I am a person who loves building and testing new interaction models. When you do this as a team, you end up climbing away from the main local maxima and building a new one. However, you get so used to living in that new local maxima and thinking about how great it is, you forget how to onboard people to it.

With a new interaction model, it often matters more to build the path to get people there, not the new local maxima itself (unless you're going to get kids to adopt it first, but Wave was definitely not targeted at them).

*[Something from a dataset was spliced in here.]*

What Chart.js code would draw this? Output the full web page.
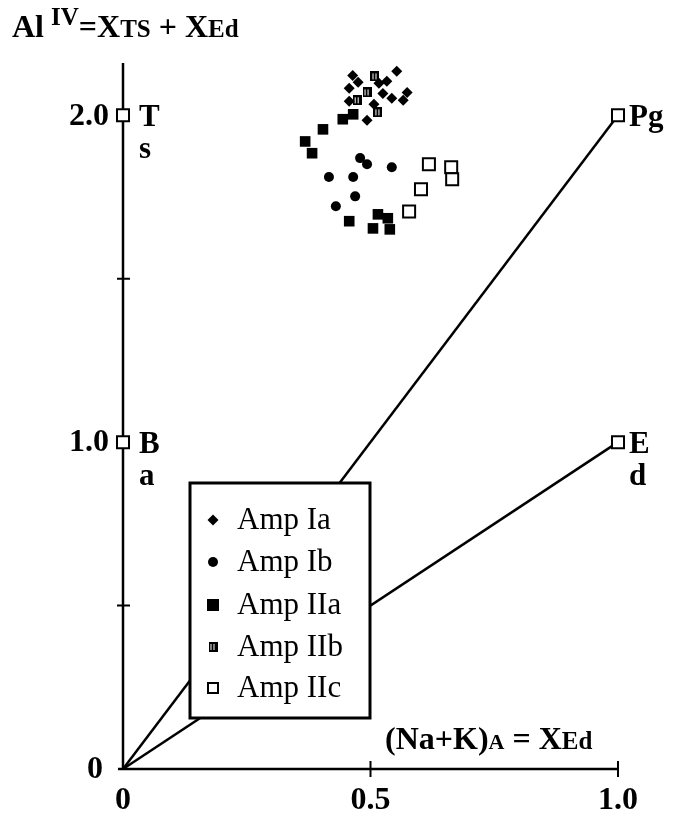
<!DOCTYPE html>
<html>
<head>
<meta charset="utf-8">
<script src="https://cdn.jsdelivr.net/npm/chart.js@4/dist/chart.umd.min.js"></script>
<style>
  html, body { margin: 0; padding: 0; background: #fff; }
</style>
</head>
<body>
<canvas id="chart" width="673" height="816"></canvas>
<script>
// values: [XEd, AlIV]
var ampIa = [[0.464, 2.122], [0.553, 2.135], [0.475, 2.101], [0.457, 2.083], [0.517, 2.098],
             [0.574, 2.070], [0.566, 2.046], [0.543, 2.052], [0.457, 2.043], [0.493, 1.985],
             [0.507, 2.034], [0.525, 2.067], [0.533, 2.104]];
var ampIb = [[0.479, 1.869], [0.493, 1.850], [0.543, 1.841], [0.416, 1.811], [0.465, 1.811],
             [0.469, 1.752], [0.430, 1.722]];
var ampIIa = [[0.444, 1.988], [0.465, 2.003], [0.404, 1.957], [0.368, 1.920], [0.382, 1.884],
              [0.515, 1.697], [0.457, 1.676], [0.505, 1.654], [0.535, 1.685], [0.539, 1.651]];
var ampIIb = [[0.509, 2.119], [0.493, 2.070], [0.515, 2.009], [0.473, 2.046]];
var ampIIc = [[0.618, 1.850], [0.663, 1.841], [0.665, 1.804], [0.602, 1.774], [0.578, 1.706]];

var seriesNames = ["Amp Ia", "Amp Ib", "Amp IIa", "Amp IIb", "Amp IIc"];

// end members and the joins from the origin
var endNames = ["Ts", "Ba", "Pg", "Ed"];
var endX = [0, 0, 1, 1];
var endY = [2, 1, 2, 1];
var joinTo = ["Pg", "Ed"];

var xTicks = [0, 0.5, 1.0];
var xTickLabels = ["0", "0.5", "1.0"];
var yTicks = [0, 0.5, 1.0, 1.5, 2.0];
var yTickLabels = ["0", "", "1.0", "", "2.0"];

var SERIF = '"Liberation Serif", "Times New Roman", serif';

function pts(arr) {
    return arr.map(function (p) { return { x: p[0], y: p[1] }; });
}

// the "IIb" symbol: black box with two white slits
function makeIIb(w, h) {
    var c = document.createElement("canvas");
    c.width = w; c.height = h;
    var g = c.getContext("2d");
    g.fillStyle = "#000";
    g.fillRect(0, 0, w, h);
    g.fillStyle = "#fff";
    g.fillRect(Math.round(w * 0.25), 2, 1, h - 4);
    g.fillRect(Math.round(w * 0.6), 2, 1, h - 4);
    return c;
}
var iibIcon = makeIIb(9, 10);

function runs(ctx, list, x, y) {
    // list of [text, size, dy]
    ctx.textAlign = "left";
    ctx.textBaseline = "alphabetic";
    list.forEach(function (r) {
        ctx.font = "bold " + r[1] + "px " + SERIF;
        ctx.fillText(r[0], x, y + (r[2] || 0));
        x += ctx.measureText(r[0]).width;
    });
}

var frame = {
    id: "frame",
    beforeDatasetsDraw: function (chart) {
        var ctx = chart.ctx, xs = chart.scales.x, ys = chart.scales.y;
        var x0 = xs.getPixelForValue(0), y0 = ys.getPixelForValue(0);
        ctx.save();
        ctx.strokeStyle = "#000";
        ctx.lineWidth = 2.5;
        ctx.beginPath();
        ctx.moveTo(x0, y0);
        ctx.lineTo(x0, ys.getPixelForValue(ys.max));
        ctx.moveTo(x0 - 5, y0);
        ctx.lineTo(xs.getPixelForValue(1.0), y0);
        ctx.stroke();

        ctx.lineWidth = 2;
        ctx.beginPath();
        yTicks.forEach(function (v) {
            if (v === 0) return;
            var py = ys.getPixelForValue(v);
            ctx.moveTo(x0 - 6, py); ctx.lineTo(x0 + 7, py);
        });
        xTicks.forEach(function (v) {
            if (v === 0) return;
            var px = xs.getPixelForValue(v);
            ctx.moveTo(px, y0 - 8); ctx.lineTo(px, y0 + 8);
        });
        ctx.stroke();

        ctx.fillStyle = "#000";
        ctx.font = "bold 32px " + SERIF;
        ctx.textBaseline = "middle";
        ctx.textAlign = "right";
        yTicks.forEach(function (v, i) {
            if (!yTickLabels[i]) return;
            ctx.fillText(yTickLabels[i], x0 - (v === 0 ? 20 : 14), ys.getPixelForValue(v) + 1);
        });
        ctx.textAlign = "center";
        xTicks.forEach(function (v, i) {
            ctx.fillText(xTickLabels[i], xs.getPixelForValue(v), y0 + 32);
        });

        // axis titles
        runs(ctx, [["Al", 32], [" ", 28], ["IV", 25, -12], ["=X", 32], ["TS", 25], [" + X", 32], ["Ed", 25]], 12, 37);
        runs(ctx, [["(Na+K)", 32], ["A", 22], [" = X", 32], ["Ed", 25]], 385, 749);

        // end member labels
        ctx.font = "bold 31px " + SERIF;
        ctx.textAlign = "left";
        ctx.textBaseline = "alphabetic";
        var lab = { Ts: ["T", "s"], Ba: ["B", "a"], Pg: ["Pg", ""], Ed: ["E", "d"] };
        endNames.forEach(function (n, i) {
            var px = xs.getPixelForValue(endX[i]), py = ys.getPixelForValue(endY[i]);
            var dx = endX[i] === 0 ? 16 : 11;
            ctx.fillText(lab[n][0], px + dx, py + 11);
            if (lab[n][1]) ctx.fillText(lab[n][1], px + dx, py + 43);
        });
        ctx.restore();
    },
    afterDatasetsDraw: function (chart) {
        var ctx = chart.ctx;
        var bx = 190, by = 483, bw = 180, bh = 235;
        ctx.save();
        ctx.fillStyle = "#fff";
        ctx.fillRect(bx, by, bw, bh);
        ctx.strokeStyle = "#000";
        ctx.lineWidth = 3;
        ctx.strokeRect(bx, by, bw, bh);
        var rowY = [520, 562, 605, 647, 688];
        var mx = 213;
        rowY.forEach(function (y, i) {
            ctx.fillStyle = "#000";
            ctx.beginPath();
            if (i === 0) {
                ctx.moveTo(mx, y - 5.5); ctx.lineTo(mx + 5.5, y); ctx.lineTo(mx, y + 5.5); ctx.lineTo(mx - 5.5, y);
                ctx.closePath(); ctx.fill();
            } else if (i === 1) {
                ctx.arc(mx, y, 5, 0, Math.PI * 2); ctx.fill();
            } else if (i === 2) {
                ctx.fillRect(mx - 6, y - 6, 12, 12);
            } else if (i === 3) {
                ctx.drawImage(iibIcon, mx - 4.5, y - 5);
            } else {
                ctx.fillStyle = "#fff";
                ctx.fillRect(mx - 5, y - 5, 10, 10);
                ctx.lineWidth = 2;
                ctx.strokeRect(mx - 5, y - 5, 10, 10);
            }
            ctx.fillStyle = "#000";
            ctx.font = "31px " + SERIF;
            ctx.textAlign = "left";
            ctx.textBaseline = "middle";
            ctx.fillText(seriesNames[i], 237, y + 1);
        });
        ctx.restore();
    }
};

var endPts = endNames.map(function (n, i) { return { x: endX[i], y: endY[i] }; });
var joinSets = joinTo.map(function (n) {
    var i = endNames.indexOf(n);
    return {
        type: "line",
        data: [{ x: 0, y: 0 }, { x: endX[i], y: endY[i] }],
        borderColor: "#000",
        borderWidth: 2.5,
        pointRadius: 0,
        order: 10
    };
});

new Chart(document.getElementById("chart"), {
    type: "scatter",
    data: {
        datasets: joinSets.concat([
            { label: "End members", data: endPts, pointStyle: "rect", pointRadius: 8.5,
              backgroundColor: "#fff", borderColor: "#000", borderWidth: 2, order: 0 },
            { label: seriesNames[0], data: pts(ampIa), pointStyle: "rectRot", pointRadius: 5.5,
              backgroundColor: "#000", borderColor: "#000", borderWidth: 0, order: 1 },
            { label: seriesNames[1], data: pts(ampIb), pointStyle: "circle", pointRadius: 5,
              backgroundColor: "#000", borderColor: "#000", borderWidth: 0, order: 1 },
            { label: seriesNames[2], data: pts(ampIIa), pointStyle: "rect", pointRadius: 7.5,
              backgroundColor: "#000", borderColor: "#000", borderWidth: 0, order: 1 },
            { label: seriesNames[3], data: pts(ampIIb), pointStyle: iibIcon, pointRadius: 5,
              backgroundColor: "#000", borderColor: "#000", order: 1 },
            { label: seriesNames[4], data: pts(ampIIc), pointStyle: "rect", pointRadius: 8.5,
              backgroundColor: "#fff", borderColor: "#000", borderWidth: 2, order: 1 }
        ]).map(function (d) { d.clip = false; return d; })
    },
    options: {
        responsive: false,
        animation: false,
        layout: { padding: { left: 123, right: 55, top: 63, bottom: 47 } },
        plugins: { legend: { display: false }, tooltip: { enabled: false } },
        scales: {
            x: { type: "linear", min: 0, max: 1.0, display: false },
            y: { type: "linear", min: 0, max: 2.16, display: false }
        }
    },
    plugins: [frame]
});
</script>
</body>
</html>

The Wave "onboarding" experience definitely should have had more demo videos, had features that turned on or were discoverable slowly, or had sandbox rooms where you could try it out with basic bots. It's a major missed opportunity that Google didn't do this; it feels to me like Google didn't have an internal playtesting or dogfooding culture where they intentionally left some people out so they could be fresh. I wrote about how to build this culture here: https://dustinfreeman.org/blog/playtest-rituals/

AlanYx 6 months ago

It was overcomplicated, but arguably it paved the way for Slack.

  • fastball 6 months ago

    Slack is more successor to IRC than Wave, imo.

    • leoc 6 months ago

      Were the Rasmussens who created Wave maybe earlier involved with some kind of IRC variant, by the way? LysKOM? I do seem to remember people comparing Wave to LysKOM back in the day, at least.